**WHAT THIS TASK INVOLVES:**
Leave out the pictures, and retype only the lines from the beginning of the material through the line that contains "import * as", including both.

**PROVIDED DATA:**
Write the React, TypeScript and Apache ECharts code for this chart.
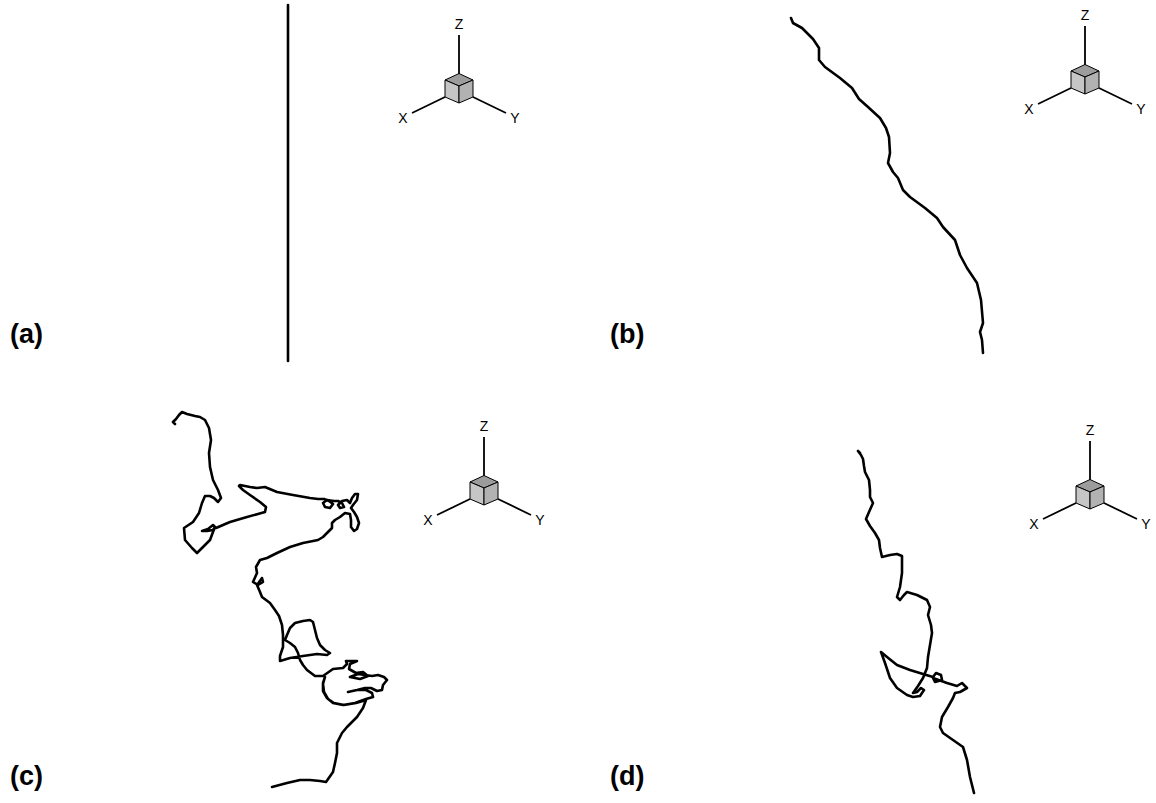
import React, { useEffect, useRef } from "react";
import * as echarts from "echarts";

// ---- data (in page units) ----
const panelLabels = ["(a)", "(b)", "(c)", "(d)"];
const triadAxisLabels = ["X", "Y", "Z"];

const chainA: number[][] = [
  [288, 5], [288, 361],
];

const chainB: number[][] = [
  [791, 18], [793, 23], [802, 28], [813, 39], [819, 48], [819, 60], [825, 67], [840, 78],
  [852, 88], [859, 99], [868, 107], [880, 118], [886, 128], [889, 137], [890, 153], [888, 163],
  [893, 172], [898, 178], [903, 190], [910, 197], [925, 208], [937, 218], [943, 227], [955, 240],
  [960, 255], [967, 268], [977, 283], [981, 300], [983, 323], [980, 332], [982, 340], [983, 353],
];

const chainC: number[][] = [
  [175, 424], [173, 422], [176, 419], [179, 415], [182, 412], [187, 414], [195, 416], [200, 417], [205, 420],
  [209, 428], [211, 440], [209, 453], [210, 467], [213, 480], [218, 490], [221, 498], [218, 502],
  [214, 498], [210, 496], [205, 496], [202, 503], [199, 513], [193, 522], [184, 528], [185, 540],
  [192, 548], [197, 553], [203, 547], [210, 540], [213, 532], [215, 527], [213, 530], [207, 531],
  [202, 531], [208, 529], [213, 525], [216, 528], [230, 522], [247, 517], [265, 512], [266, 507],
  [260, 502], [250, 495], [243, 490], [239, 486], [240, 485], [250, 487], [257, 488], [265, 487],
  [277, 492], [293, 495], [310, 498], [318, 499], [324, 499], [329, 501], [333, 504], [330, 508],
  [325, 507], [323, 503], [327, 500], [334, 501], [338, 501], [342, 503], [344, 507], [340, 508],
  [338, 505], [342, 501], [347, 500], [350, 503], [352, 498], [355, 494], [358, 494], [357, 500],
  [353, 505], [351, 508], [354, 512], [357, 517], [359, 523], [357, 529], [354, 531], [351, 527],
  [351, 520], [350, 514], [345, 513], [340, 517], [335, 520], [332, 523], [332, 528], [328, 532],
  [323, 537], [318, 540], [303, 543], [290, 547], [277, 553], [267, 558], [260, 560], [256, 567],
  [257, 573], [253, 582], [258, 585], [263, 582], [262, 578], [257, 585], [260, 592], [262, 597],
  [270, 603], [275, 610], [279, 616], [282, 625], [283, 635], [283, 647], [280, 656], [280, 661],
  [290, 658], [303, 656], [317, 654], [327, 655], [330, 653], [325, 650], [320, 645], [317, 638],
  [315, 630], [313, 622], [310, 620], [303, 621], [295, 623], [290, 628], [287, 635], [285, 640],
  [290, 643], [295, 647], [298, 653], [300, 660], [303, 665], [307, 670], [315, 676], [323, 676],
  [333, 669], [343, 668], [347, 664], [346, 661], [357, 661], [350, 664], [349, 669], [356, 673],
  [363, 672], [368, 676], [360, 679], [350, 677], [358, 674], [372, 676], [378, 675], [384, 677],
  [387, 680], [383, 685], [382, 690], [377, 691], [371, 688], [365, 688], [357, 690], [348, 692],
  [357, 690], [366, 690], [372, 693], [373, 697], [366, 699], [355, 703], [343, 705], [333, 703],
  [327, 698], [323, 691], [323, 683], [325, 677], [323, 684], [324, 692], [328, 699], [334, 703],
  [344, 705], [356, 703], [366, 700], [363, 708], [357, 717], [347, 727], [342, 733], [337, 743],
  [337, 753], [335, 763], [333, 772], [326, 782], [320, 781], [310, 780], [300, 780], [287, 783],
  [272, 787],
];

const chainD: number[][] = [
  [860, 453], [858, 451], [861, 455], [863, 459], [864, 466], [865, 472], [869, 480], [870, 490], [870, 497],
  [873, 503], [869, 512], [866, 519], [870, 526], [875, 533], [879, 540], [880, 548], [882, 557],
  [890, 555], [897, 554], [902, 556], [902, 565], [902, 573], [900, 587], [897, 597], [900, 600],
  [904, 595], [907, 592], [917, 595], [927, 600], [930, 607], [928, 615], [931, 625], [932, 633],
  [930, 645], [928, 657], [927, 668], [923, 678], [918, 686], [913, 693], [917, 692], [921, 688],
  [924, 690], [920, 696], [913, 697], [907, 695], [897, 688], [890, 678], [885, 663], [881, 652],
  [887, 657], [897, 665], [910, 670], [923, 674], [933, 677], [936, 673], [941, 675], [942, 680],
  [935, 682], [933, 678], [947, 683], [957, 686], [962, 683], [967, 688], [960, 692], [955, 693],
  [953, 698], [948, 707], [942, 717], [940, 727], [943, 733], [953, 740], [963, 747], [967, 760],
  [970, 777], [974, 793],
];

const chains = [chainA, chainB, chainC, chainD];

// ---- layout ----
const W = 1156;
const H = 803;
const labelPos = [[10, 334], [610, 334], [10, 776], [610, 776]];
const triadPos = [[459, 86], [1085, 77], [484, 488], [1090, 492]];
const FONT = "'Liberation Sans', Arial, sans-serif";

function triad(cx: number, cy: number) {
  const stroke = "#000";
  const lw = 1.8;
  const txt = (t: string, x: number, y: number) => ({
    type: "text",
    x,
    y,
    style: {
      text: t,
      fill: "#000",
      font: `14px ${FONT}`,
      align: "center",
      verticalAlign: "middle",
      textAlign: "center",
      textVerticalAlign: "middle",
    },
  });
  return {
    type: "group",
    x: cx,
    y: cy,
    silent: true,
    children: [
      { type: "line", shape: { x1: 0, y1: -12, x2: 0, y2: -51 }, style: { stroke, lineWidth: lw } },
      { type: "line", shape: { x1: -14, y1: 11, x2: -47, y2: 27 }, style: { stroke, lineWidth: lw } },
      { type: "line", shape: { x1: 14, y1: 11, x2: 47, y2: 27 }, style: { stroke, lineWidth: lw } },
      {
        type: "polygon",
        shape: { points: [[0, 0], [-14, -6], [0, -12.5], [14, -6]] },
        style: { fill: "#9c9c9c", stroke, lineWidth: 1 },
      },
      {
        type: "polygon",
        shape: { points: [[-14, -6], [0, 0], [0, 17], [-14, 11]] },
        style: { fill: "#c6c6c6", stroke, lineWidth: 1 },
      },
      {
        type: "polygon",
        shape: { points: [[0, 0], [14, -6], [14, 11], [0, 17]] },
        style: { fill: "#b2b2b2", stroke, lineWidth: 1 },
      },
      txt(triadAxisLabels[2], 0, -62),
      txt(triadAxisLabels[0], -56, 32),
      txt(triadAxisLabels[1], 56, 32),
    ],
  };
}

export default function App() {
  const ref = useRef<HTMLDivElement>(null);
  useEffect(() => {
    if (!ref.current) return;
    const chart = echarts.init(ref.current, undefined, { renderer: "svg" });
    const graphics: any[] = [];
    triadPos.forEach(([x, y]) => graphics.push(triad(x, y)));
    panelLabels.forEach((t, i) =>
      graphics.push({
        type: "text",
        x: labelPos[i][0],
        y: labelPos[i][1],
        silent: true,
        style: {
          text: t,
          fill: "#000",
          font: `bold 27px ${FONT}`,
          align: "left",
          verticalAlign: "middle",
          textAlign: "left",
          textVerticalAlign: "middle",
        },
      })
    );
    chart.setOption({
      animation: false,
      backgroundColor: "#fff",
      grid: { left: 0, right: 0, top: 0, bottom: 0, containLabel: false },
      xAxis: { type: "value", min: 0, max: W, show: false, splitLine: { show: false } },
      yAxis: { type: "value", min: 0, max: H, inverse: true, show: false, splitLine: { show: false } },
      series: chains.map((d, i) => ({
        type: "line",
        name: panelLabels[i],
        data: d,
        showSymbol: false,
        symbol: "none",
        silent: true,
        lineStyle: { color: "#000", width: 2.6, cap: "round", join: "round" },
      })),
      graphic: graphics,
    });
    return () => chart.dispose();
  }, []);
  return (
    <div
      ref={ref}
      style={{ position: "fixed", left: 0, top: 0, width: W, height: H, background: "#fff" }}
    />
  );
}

**THE RESPONSE:**
Write the React, TypeScript and Apache ECharts code for this chart.
import React, { useEffect, useRef } from "react";
import * as echarts from "echarts";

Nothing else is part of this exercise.